Cooper also raised the need for the government to take action to lessen the impact of the federal excise tax on diesel fuel. “The excise tax on motor fuels was introduced in the mid-1980’s, ostensibly as a deficit-fighting measure, but since that time it has clearly outlived its stated purpose. Unlike the GST, the excise tax on commercial diesel fuel is not a flow-through tax and therefore achieves little but to boost the government’s general revenues; but in so doing, it heaps an additional input cost on the trucking industry. We have long argued that this type of tax is both unjustified and regressive; it should therefore be overhauled and treated as a flow-through tax similar to the GST, or preferably abolished altogether.”

The rising price of diesel fuel up by 49% from 2004 to early 2008 is yet another of the cost pressures being felt by the industry. As Cooper explained to the committee, “While motor carriers have been able to pass some of this increase on to their customers through fuel surcharges, current business conditions in the industry make this increasingly difficult to accomplish. Industry margins, traditionally thin, are being squeezed even more as many carriers find it increasingly difficult to fully offset the rising cost of diesel by way of fuel surcharges.”

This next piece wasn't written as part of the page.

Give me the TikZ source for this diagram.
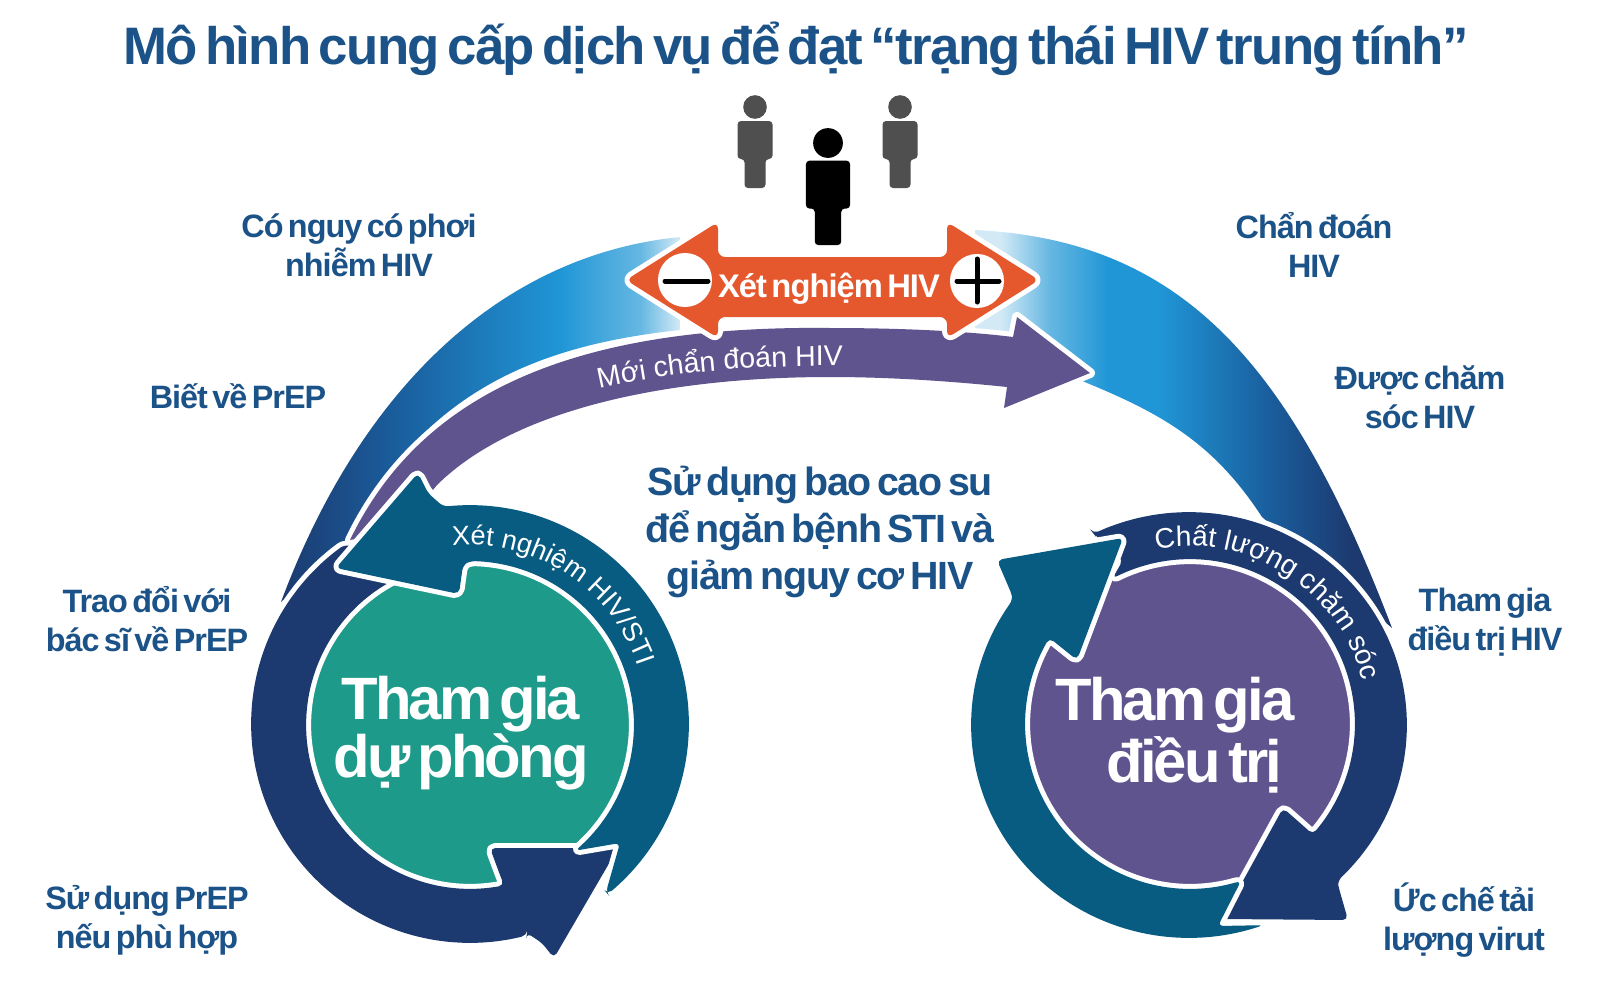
\documentclass[tikz,border=0pt]{standalone}
\usepackage{fontspec}
\setmainfont[LetterSpace=-3,WordSpace=0.55]{Liberation Sans}
\newfontfamily\plainfont{Liberation Sans}
\usetikzlibrary{decorations.text}
\definecolor{headblue}{HTML}{1B5288}
\definecolor{ringnavy}{HTML}{1C3A70}
\definecolor{ringteal}{HTML}{085C82}
\definecolor{prevgreen}{HTML}{1E9A8A}
\definecolor{txpurple}{HTML}{5F548E}
\definecolor{testorange}{HTML}{E5582D}
\definecolor{archbright}{HTML}{2096D6}
\definecolor{archmid}{HTML}{1A5F9E}
\definecolor{archsoft}{HTML}{65B7E2}
\definecolor{archpale}{HTML}{D3EAF6}
\definecolor{persongray}{HTML}{4F4F4F}
\pgfdeclarehorizontalshading{archleft}{100bp}{color(0bp)=(ringnavy); color(25bp)=(ringnavy); color(40bp)=(archmid); color(60bp)=(archbright); color(70bp)=(archsoft); color(75bp)=(archpale); color(100bp)=(archpale)}
\pgfdeclarehorizontalshading{archright}{100bp}{color(0bp)=(archpale); color(28bp)=(archpale); color(34bp)=(archsoft); color(41bp)=(archbright); color(47bp)=(archbright); color(60bp)=(archmid); color(70bp)=(ringnavy); color(100bp)=(ringnavy)}
\tikzset{
	cutout/.style={preaction={draw=white,line width=0.1cm,line join=round}},
	sidelabel/.style={text=headblue,align=center,font=\fontsize{9.2}{11.1}\selectfont\bfseries},
	bigcap/.style={text=white,align=center,font=\fontsize{17}{16.5}\selectfont\bfseries\addfontfeature{LetterSpace=-5}},
	signdisk/.style={circle,fill=white,minimum size=0.54cm,inner sep=0pt},
	signbar/.style={line width=0.05cm,line cap=round},
	person/.pic={
		\fill[pic actions] (0,0) circle[radius=0.118cm];
		\fill[pic actions,rounded corners=1pt] (-17.5,14) -- (17.5,14) -- (17.5,52) -- (10.5,52) -- (10.5,81) -- (-10.5,81) -- (-10.5,52) -- (-17.5,52) -- cycle;
	}
}
\newcommand{\ringfont}{\plainfont\fontsize{7.7}{9}\selectfont\color{white}}
\begin{document}
\begin{tikzpicture}[x=0.01cm,y=-0.01cm]
	\useasboundingbox (0,0) rectangle (1600,1000);
	\node[text=headblue,font=\fontsize{15}{16}\selectfont\bfseries] (title) at (796,49) {Mô hình cung cấp dịch vụ để đạt “trạng thái HIV trung tính”};
	\shade[shading=archleft] (281,602) .. controls (360,390) and (500,255) .. (680,237) -- (680,330) .. controls (540,345) and (420,390) .. (345,545) -- cycle;
	\shade[shading=archright] (975,230) .. controls (1180,240) and (1290,360) .. (1392,628) -- (1262,517) .. controls (1215,445) and (1165,415) .. (1087,383) -- (975,335) -- cycle;
	\fill[txpurple,cutout] (350,540) .. controls (420,395) and (570,325) .. (830,328) .. controls (900,328) and (965,331) .. (1013,337) -- (1017,317) -- (1090,373) -- (1004,408) -- (1007,387) .. controls (940,380) and (880,377) .. (830,377) .. controls (670,377) and (515,408) .. (437,485) -- (400,530) -- cycle;
	\path[decorate,decoration={text along path,text align=center,text={|\ringfont\fontsize{8.1}{9}\selectfont|Mới chẩn đoán HIV}}] (600,388) .. controls (670,372) and (760,365) .. (842,366);
	\fill[testorange,cutout,rounded corners=2pt] (626,280) -- (718,222) -- (718,257) -- (947,257) -- (947,222) -- (1039,280) -- (947,338) -- (947,317) -- (718,317) -- (718,338) -- cycle;
	\node[signdisk] (minus) at (685,280) {};
	\node[signdisk] (plus) at (977,281) {};
	\draw[signbar] (665,281) -- (708,281);
	\draw[signbar] (957,281) -- (999,281);
	\draw[signbar] (977,259) -- (977,302);
	\node[text=white,font=\fontsize{9.3}{10}\selectfont\bfseries] (test) at (829,289) {Xét nghiệm HIV};
	\pic[fill=persongray] at (755,107) {person};
	\pic[fill=persongray] at (900,107) {person};
	\pic[fill=black,scale=1.26] at (828,143) {person};
	\node[sidelabel] (risk) at (359,245) {Có nguy có phơi\\nhiễm HIV};
	\node[sidelabel] (diag) at (1314,245) {Chẩn đoán\\HIV};
	\node[sidelabel] (know) at (238,396) {Biết về PrEP};
	\node[sidelabel] (care) at (1420,397) {Được chăm\\sóc HIV};
	\node[sidelabel] (talk) at (147,619) {Trao đổi với\\bác sĩ về PrEP};
	\node[sidelabel] (join) at (1485,622) {Tham gia\\điều trị HIV};
	\node[sidelabel] (use) at (147,920) {Sử dụng PrEP\\nếu phù hợp};
	\node[sidelabel] (supp) at (1464,920) {Ức chế tải\\lượng virut};
	\node[text=headblue,align=center,font=\fontsize{11.2}{13.4}\selectfont\bfseries] (condom) at (820,532) {Sử dụng bao cao su\\để ngăn bệnh STI và\\giảm nguy cơ HIV};
	\node[circle,fill=prevgreen,minimum size=3.28cm,inner sep=0pt] (prevdisk) at (470,725) {};
	\fill[ringnavy,cutout,rounded corners=1.5pt] (490,848) -- (618,848) -- (554,958) -- (542,943) -- (527,933) -- plot[domain=75:235,samples=40] ({470+219*cos(\x)},{724+219*sin(\x)}) -- (420,560) -- plot[domain=246:78,samples=40] ({470+164*cos(\x)},{725+164*sin(\x)}) -- (500,875) -- cycle;
	\fill[ringteal,cutout,rounded corners=1.5pt] (418,473) -- (336,568) -- (459,594) -- (463,565) -- plot[domain=-90:50,samples=40] ({470+164*cos(\x)},{725+164*sin(\x)}) -- (620,843) -- (606,892) -- plot[domain=51:-97,samples=40] ({470+219*cos(\x)},{724+219*sin(\x)}) -- (428,493) -- cycle;
	\path[decorate,decoration={text along path,text align=center,text={|\ringfont|Xét nghiệm HIV/STI}}] plot[domain=-100:-14,samples=40] ({470+177*cos(\x)},{722+177*sin(\x)});
	\node[bigcap] (prev) at (461,733) {Tham gia\\dự phòng};
	\node[circle,fill=txpurple,minimum size=3.3cm,inner sep=0pt] (txdisk) at (1190,724) {};
	\fill[ringnavy,cutout,rounded corners=1.5pt] (1283,808) -- (1222,919) -- (1348,920) -- (1338,885) -- plot[domain=47:-116,samples=40] ({1189+218*cos(\x)},{725+213*sin(\x)}) -- (1093,533) -- (1123,560) -- plot[domain=-118:42,samples=40] ({1190+165*cos(\x)},{724+165*sin(\x)}) -- (1308,830) -- cycle;
	\fill[ringteal,cutout,rounded corners=1.5pt] (1123,538) -- (997,560) -- (1012,595) -- plot[domain=216:70,samples=40] ({1189+218*cos(\x)},{725+213*sin(\x)}) -- (1218,926) -- plot[domain=72:211.5,samples=40] ({1190+165*cos(\x)},{724+165*sin(\x)}) -- (1077,660) -- cycle;
	\path[decorate,decoration={text along path,text align=center,text={|\ringfont\fontsize{8}{9}\selectfont|Chất lượng chăm sóc}}] plot[domain=-102:-13,samples=40] ({1190+178*cos(\x)},{724+178*sin(\x)});
	\node[bigcap] (tx) at (1175,735) {Tham gia\\\hspace{11pt}điều trị};
\end{tikzpicture}
\end{document}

Finally, MPs were told how trucking security programs, particularly at the Canada-US border, continue to result in duplication, overlap and ever-increasing costs. “The big picture an appropriate balance between security and trade efficiency based on an assessment of risk seems to have been lost,” said Cooper. “The situation is not sustainable. We can’t go on forever, layering one new program on top of another, further driving up the cost of transportation and harming Canadian competitiveness.”